Triangulation Of Bars
Triangulating the bars is a means of limiting lateral movement. And because it is a means of limiting lateral movement, it is also what sets the roll center. This one is just a little harder to explain. If you find the instant center (IC) of both upper bars and the IC of both lower bars on a three-dimensional plane and then take those two separate theoretical points and draw a line between them, you have the axis around which the rearend pivots. The point on the axis that crosses over or under the axle centerline is the roll center.
To make things easy, let's just assume that the roll center is very near the height of the triangulated bar ends that are nearest each other. For example, if the upper bars are triangulated and are mounted close to each other on top of the third member, the height of those joints is fairly close to the roll center.
So, if a low roll center makes for better handling (via more weight transfer), how would you lower the roll center on a triangulated link system? Triangulate the lower bars. A gentleman by the name of Satchell came up with this design to help trucks with limited space achieve a lower roll center. To properly set up a Satchell link, the lower bars must be triangulated with the bars coming to a point at the chassis, not the rearend housing. By doing this, the roll center stays "coupled" to the chassis and not to the constantly moving rearend housing. By having a roll center that is constantly moving up and down, the chassis can feel twitchy. Again, this isn't too much of a concern on a daily-driven, 'bagged truck, but it's good dinner conversation if you're truck is supposed to handle well.
Designs In Practice
Instant Center
Any time two or more links, bars, arms, or any other types of locating devices are employed, there will be an instant center (IC). The IC is found by extending an imaginary line through the points of each individual locating device until they meet the imaginary line of another related locating device. The point at which they meet is called the instant center or instantaneous center. Take for example a simple four-link. From a side view, the four-link appears to have only two links. If you were to extend an imaginary line through the pivots of each individual bar, at some point those two lines will cross. The placement of the IC is what determines where the forces generated by the tire/rearend relationship will be transmitted to the chassis. By moving the IC forward or backward or up and down, you change what type of driving the suspension excels at. This is the most important theoretical point to understand in the world of suspension design.

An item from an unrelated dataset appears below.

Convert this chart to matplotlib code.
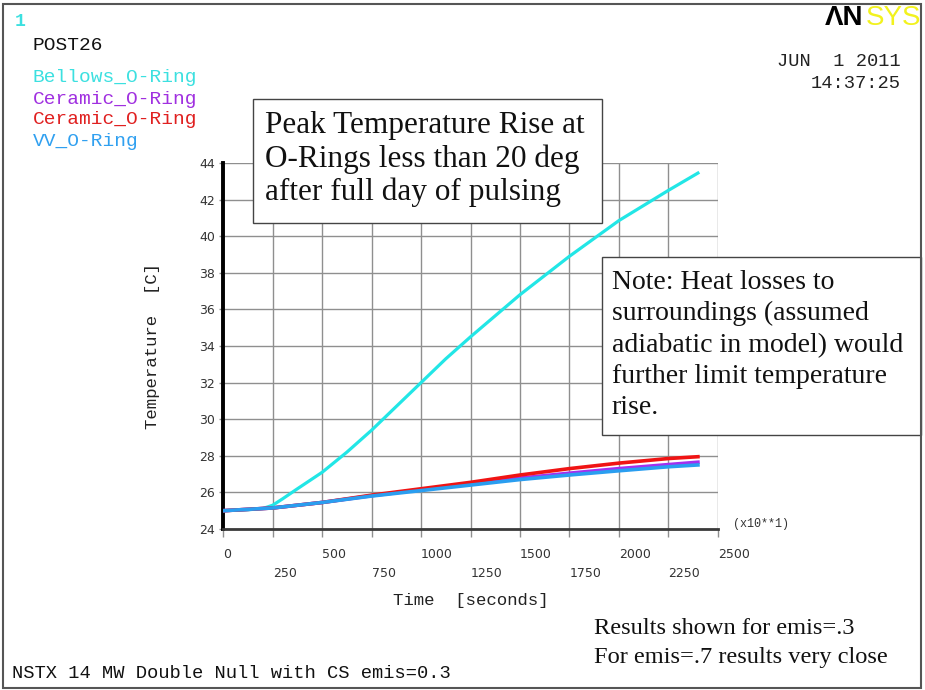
import matplotlib
matplotlib.use("Agg")
import matplotlib.pyplot as plt
from matplotlib.patches import Rectangle

# ---- data (time in units of 10 s, temperature in C) ----
t_bellows = [0, 125, 200, 250, 300, 375, 500, 625, 750, 875, 1000, 1125, 1250,
             1500, 1750, 2000, 2250, 2400]
T_bellows = [25.0, 25.05, 25.12, 25.3, 25.65, 26.2, 27.1, 28.2, 29.4, 30.7, 32.0,
             33.3, 34.5, 36.8, 38.9, 40.85, 42.5, 43.45]

t_slow = [0, 250, 500, 750, 1000, 1250, 1500, 1750, 2000, 2250, 2400]
T_ceramic_a = [25.0, 25.15, 25.45, 25.82, 26.15, 26.45, 26.78, 27.05, 27.3, 27.52, 27.65]
T_ceramic_b = [25.0, 25.15, 25.45, 25.85, 26.2, 26.55, 26.95, 27.3, 27.6, 27.85, 27.95]
T_vv = [25.0, 25.15, 25.45, 25.8, 26.1, 26.4, 26.7, 26.95, 27.18, 27.4, 27.5]

series_names = ["Bellows_O-Ring", "Ceramic_O-Ring", "Ceramic_O-Ring", "VV_O-Ring"]
series_colors = ["#22E6E6", "#A42FEF", "#F01414", "#2A9EF0"]
label_colors = ["#3CE0E0", "#A030E0", "#E02020", "#30A0F0"]

x_major = [0, 500, 1000, 1500, 2000, 2500]
x_minor = [250, 750, 1250, 1750, 2250]
y_ticks = [24, 26, 28, 30, 32, 34, 36, 38, 40, 42, 44]

W, H = 925, 690
fig = plt.figure(figsize=(W / 100, H / 100), dpi=100)
fig.patch.set_facecolor("white")


def fx(x):
    return x / W


def fy(y):
    return 1 - y / H


mono = "Liberation Mono"
serif = "Liberation Serif"

# ---- plot area ----
ax = fig.add_axes([fx(223.3), fy(529), fx(717.7) - fx(223.3), fy(163) - fy(529)])
ax.set_xlim(0, 2500)
ax.set_ylim(24, 44)

ax.plot(t_bellows, T_bellows, color=series_colors[0], lw=2.3, zorder=3)
ax.plot(t_slow, T_ceramic_a, color=series_colors[1], lw=2.6, zorder=3)
ax.plot(t_slow, T_ceramic_b, color=series_colors[2], lw=2.6, zorder=3)
ax.plot(t_slow, T_vv, color=series_colors[3], lw=2.6, zorder=4)

ax.set_xticks(x_major)
ax.set_xticklabels([str(v) for v in x_major])
ax.set_xticks(x_minor, minor=True)
ax.set_xticklabels([str(v) for v in x_minor], minor=True)
ax.set_yticks(y_ticks)
ax.set_yticklabels([str(v) for v in y_ticks])

ax.grid(True, which="both", color="#8f8f8f", lw=1.0)
ax.set_axisbelow(True)
for s in ("top", "right"):
    ax.spines[s].set_visible(False)
ax.spines["left"].set_color("black")
ax.spines["left"].set_linewidth(2.8)
ax.spines["bottom"].set_color("#3a3a3a")
ax.spines["bottom"].set_linewidth(2.0)

ax.tick_params(axis="x", which="major", length=5.5, width=1, color="#8f8f8f",
               pad=8, labelsize=9, labelcolor="#333333")
ax.tick_params(axis="x", which="minor", length=5.5, width=1, color="#8f8f8f",
               pad=22, labelsize=9, labelcolor="#333333")
ax.tick_params(axis="y", length=3, width=1, color="#8f8f8f", pad=3,
               labelsize=9, labelcolor="#333333")
for lab in ax.get_xticklabels() + ax.get_xticklabels(minor=True):
    lab.set_horizontalalignment("left")

ax.set_xlabel("Time  [seconds]", fontfamily=mono, fontsize=12.5,
              color="#222222")
ax.set_ylabel("Temperature  [C]", fontfamily=mono, fontsize=12.5,
              color="#222222")
ax.xaxis.set_label_coords(0.5, -0.176)
ax.yaxis.set_label_coords(-0.128, 0.5)

fig.text(fx(733), fy(524), "(x10**1)", fontfamily=mono, fontsize=8.5,
         color="#333333", ha="left", va="center")

# ---- header / legend text ----
fig.text(fx(15), fy(22), "1", fontfamily=mono, fontsize=13, fontweight="bold",
         color="#3CE0E0", ha="left", va="center")
fig.text(fx(33), fy(45), "POST26", fontfamily=mono, fontsize=14,
         color="#111111", ha="left", va="center")
for i, (name, c) in enumerate(zip(series_names, label_colors)):
    fig.text(fx(33), fy(78 + 21 * i), name, fontfamily=mono, fontsize=14,
             color=c, ha="left", va="center")

fig.text(fx(901), fy(62), "JUN  1 2011", fontfamily=mono, fontsize=13.5,
         color="#222222", ha="right", va="center")
fig.text(fx(901), fy(83), "14:37:25", fontfamily=mono, fontsize=13.5,
         color="#222222", ha="right", va="center")

# logo
fig.text(fx(825), fy(18), "\u039bN", fontfamily="Liberation Sans",
         fontsize=20, fontweight="bold", color="black", ha="left",
         va="center")
fig.text(fx(866), fy(18), "SYS", fontfamily="Liberation Sans", fontsize=20,
         color="#F2F21E", ha="left", va="center")

# ---- annotation boxes ----
fig.add_artist(Rectangle((fx(253.3), fy(222.7)), fx(602.3) - fx(253.3),
                         fy(99.3) - fy(222.7), transform=fig.transFigure,
                         facecolor="white", edgecolor="#444444", lw=1.0,
                         zorder=5))
fig.text(fx(265), fy(111), "Peak Temperature Rise at\nO-Rings less than 20 deg\n"
         "after full day of pulsing", fontfamily=serif, fontsize=22.5,
         linespacing=1.18, color="#111111", ha="left", va="top", zorder=6)

fig.add_artist(Rectangle((fx(602.3), fy(435)), fx(921) - fx(602.3),
                         fy(257) - fy(435), transform=fig.transFigure,
                         facecolor="white", edgecolor="#444444", lw=1.0,
                         zorder=5))
fig.text(fx(611.7), fy(270), "Note: Heat losses to\nsurroundings (assumed\n"
         "adiabatic in model) would\nfurther limit temperature\nrise.",
         fontfamily=serif, fontsize=20, linespacing=1.33, color="#111111",
         ha="left", va="top", zorder=6)

fig.text(fx(594), fy(629), "Results shown for emis=.3", fontfamily=serif,
         fontsize=17.6, color="#111111", ha="left", va="center")
fig.text(fx(594), fy(657), "For emis=.7 results very close", fontfamily=serif,
         fontsize=17.6, color="#111111", ha="left", va="center")

fig.text(fx(12), fy(673), "NSTX 14 MW Double Null with CS emis=0.3",
         fontfamily=mono, fontsize=13.5, color="#111111", ha="left",
         va="center")

# outer frame
fig.add_artist(Rectangle((fx(2.5), fy(688)), fx(921) - fx(2.5),
                         fy(3.5) - fy(688), transform=fig.transFigure,
                         facecolor="none", edgecolor="#555555", lw=1.5,
                         zorder=7))

fig.savefig("out.png", dpi=100, facecolor="white")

A properly set-up three- or four-link will have an instant center that is somewhere in front of the rearend. By moving the IC front to rear, you change the amount of force applied to the chassis. By moving it up and down, you can dial in the desired amount of antisquat. The position of the IC combined with bar length determines what it is that the link system excels at. A longer bar will allow more travel (but at the cost of energy transfer), while a shorter bar has less travel capability but more force transfer (think off-road truck versus a drag car.) Since most of you will probably be building a daily driver with adjustable ride height, the system should be somewhere in the middle. A medium-length bar with the IC around the front bumper at half travel is a very neutral system. It is essentially how Detroit has been doing it for years.

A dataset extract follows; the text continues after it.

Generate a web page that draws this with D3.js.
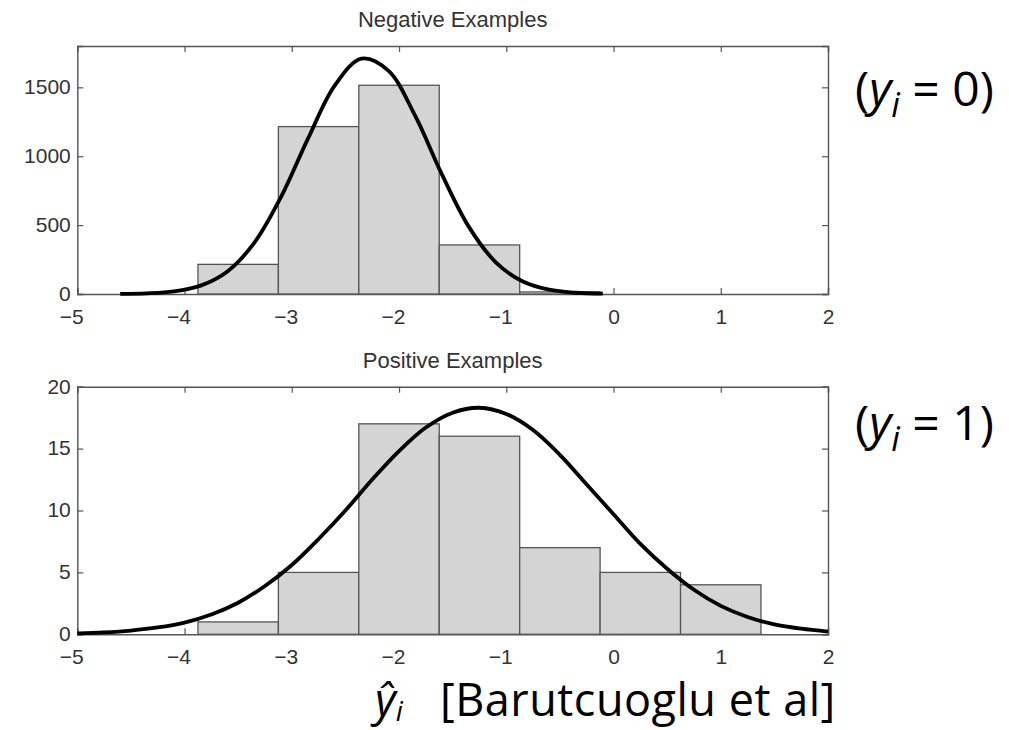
<!DOCTYPE html>
<html>
<head>
<meta charset="utf-8">
<script src="https://cdn.jsdelivr.net/npm/d3@7"></script>
<style>
  html, body { margin: 0; padding: 0; background: #fff; }
  svg { display: block; }
</style>
</head>
<body>
<svg id="chart" width="1009" height="730"></svg>
<script>
// ---------- data ----------
const xTicks = [-5, -4, -3, -2, -1, 0, 1, 2];
const negYTicks = [0, 500, 1000, 1500];
const posYTicks = [0, 5, 10, 15, 20];

const negBinEdges = [-3.875, -3.125, -2.375, -1.625, -0.875, -0.125];
const negCounts = [215, 1215, 1515, 356, 15];

const posBinEdges = [-3.875, -3.125, -2.375, -1.625, -0.875, -0.125, 0.625, 1.375];
const posCounts = [1, 5, 17, 16, 7, 5, 4];

// fitted density curves
const negCurveX = [-4.6, -4.35, -4.1, -3.85, -3.6, -3.35, -3.1, -2.85, -2.6, -2.35, -2.1, -1.85, -1.6, -1.35, -1.1, -0.85, -0.6, -0.35, -0.1];
const negCurveY = [1, 5, 19, 61, 164, 371, 705, 1126, 1513, 1708, 1621, 1294, 868, 489, 232, 92, 31, 9, 2];

const posCurveX = [-5, -4.75, -4.5, -4.25, -4, -3.75, -3.5, -3.25, -3, -2.75, -2.5, -2.25, -2, -1.75, -1.5, -1.25, -1, -0.75, -0.5, -0.25, 0, 0.25, 0.5, 0.75, 1, 1.25, 1.5, 1.75, 2];
const posCurveY = [0.07, 0.15, 0.3, 0.55, 0.95, 1.6, 2.55, 3.9, 5.6, 7.7, 10.0, 12.5, 14.8, 16.7, 17.9, 18.3, 17.8, 16.5, 14.5, 12.1, 9.7, 7.3, 5.3, 3.6, 2.3, 1.4, 0.8, 0.45, 0.22];

const titles = ["Negative Examples", "Positive Examples"];

// ---------- layout ----------
const svg = d3.select("#chart");
const left = 77.3, right = 828;
const panels = [
  { top: 46, bottom: 294, yMax: 1800, yTicks: negYTicks, edges: negBinEdges, counts: negCounts, cx: negCurveX, cy: negCurveY, title: titles[0], titleY: 27 },
  { top: 386.7, bottom: 634.3, yMax: 20, yTicks: posYTicks, edges: posBinEdges, counts: posCounts, cx: posCurveX, cy: posCurveY, title: titles[1], titleY: 368 }
];

const tickFont = "'Liberation Sans', Arial, Helvetica, sans-serif";

panels.forEach(p => {
  const x = d3.scaleLinear().domain([-5, 2]).range([left, right]);
  const y = d3.scaleLinear().domain([0, p.yMax]).range([p.bottom, p.top]);
  const g = svg.append("g");

  // axes (bottom layer)
  const fmt = d3.format("d");
  const ax = g.append("g").attr("transform", `translate(0,${p.bottom})`)
    .call(d3.axisBottom(x).tickValues(xTicks).tickSize(-6).tickPadding(15).tickFormat(fmt));
  ax.selectAll("text").attr("dx", d => d < 0 ? "-0.29em" : 0);
  g.append("g").attr("transform", `translate(0,${p.top})`)
    .call(d3.axisTop(x).tickValues(xTicks).tickSize(-6).tickFormat(""));
  const ay = g.append("g").attr("transform", `translate(${left},0)`)
    .call(d3.axisLeft(y).tickValues(p.yTicks).tickSize(-6).tickPadding(6.5).tickFormat(fmt));
  ay.selectAll("text").attr("dy", "0.3em");
  g.append("g").attr("transform", `translate(${right},0)`)
    .call(d3.axisRight(y).tickValues(p.yTicks).tickSize(-6).tickFormat(""));

  g.selectAll(".domain").attr("stroke", "#555").attr("stroke-width", 1.4);
  g.selectAll(".tick line").attr("stroke", "#555").attr("stroke-width", 1.2);
  g.selectAll(".tick text").attr("font-family", tickFont).attr("font-size", 21).attr("fill", "#333");

  // bars
  const bins = p.counts.map((c, i) => ({ x0: p.edges[i], x1: p.edges[i + 1], c }));
  g.append("g").selectAll("rect").data(bins).join("rect")
    .attr("x", d => x(d.x0))
    .attr("width", d => x(d.x1) - x(d.x0))
    .attr("y", d => y(d.c))
    .attr("height", d => y(0) - y(d.c))
    .attr("fill", "#d4d4d4")
    .attr("stroke", "#555")
    .attr("stroke-width", 1.3);

  // curve
  const pts = p.cx.map((v, i) => [v, p.cy[i]]);
  g.append("path").datum(pts)
    .attr("d", d3.line().x(d => x(d[0])).y(d => y(d[1])).curve(d3.curveCatmullRom.alpha(0.5)))
    .attr("fill", "none")
    .attr("stroke", "#000")
    .attr("stroke-width", 3.8)
    .attr("stroke-linejoin", "round");

  // title
  svg.append("text")
    .attr("x", (left + right) / 2).attr("y", p.titleY)
    .attr("text-anchor", "middle")
    .attr("font-family", tickFont).attr("font-size", 22).attr("fill", "#333")
    .text(p.title);
});

// ---------- annotations ----------
const annFont = "'Open Sans', 'DejaVu Sans', sans-serif";
function yLabel(yBase, val) {
  const t = svg.append("text").attr("x", 855).attr("y", yBase)
    .attr("font-family", annFont).attr("font-size", 48).attr("fill", "#000");
  t.append("tspan").text("(");
  t.append("tspan").attr("font-style", "italic").text("y");
  t.append("tspan").attr("font-style", "italic").attr("font-size", 34).attr("dy", 11).text("i");
  t.append("tspan").attr("dy", -11).text(" = " + val + ")");
}
yLabel(106, "0");
yLabel(440, "1");

const b = svg.append("text").attr("x", 375).attr("y", 716)
  .attr("font-family", annFont).attr("font-size", 45).attr("fill", "#000");
b.append("tspan").attr("font-style", "italic").text("\u0177");
b.append("tspan").attr("font-style", "italic").attr("font-size", 28).attr("dy", 5).text("i");
svg.append("text").attr("x", 440).attr("y", 716)
  .attr("font-family", annFont).attr("font-size", 45).attr("letter-spacing", 0.5).attr("fill", "#000")
  .text("[Barutcuoglu et al]");
</script>
</body>
</html>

Also note point A point is a percentage of the center-of-gravity line (Figure 7). That percentage is the measure of antisquat. When a truck accelerates, weight is transferred to the rear, making the suspension "squat" from the extra weight. This chassis movement can be minimized or completely eliminated by using geometry to negate the squatting effect. On any rear suspension system (assuming it is a full-forward system, even a two-link), moving the IC higher will produce a higher percentage of antisquat, making the truck not squat as much during acceleration. A lower IC will have a lower percentage, and the truck will squat more. Going overboard and running the bars high in the front in order to negate any squat will induce excessive roll oversteer, making the truck less stable while cornering. It is not so important to calculate antisquat for a daily driver; it's more important you understand that it exists.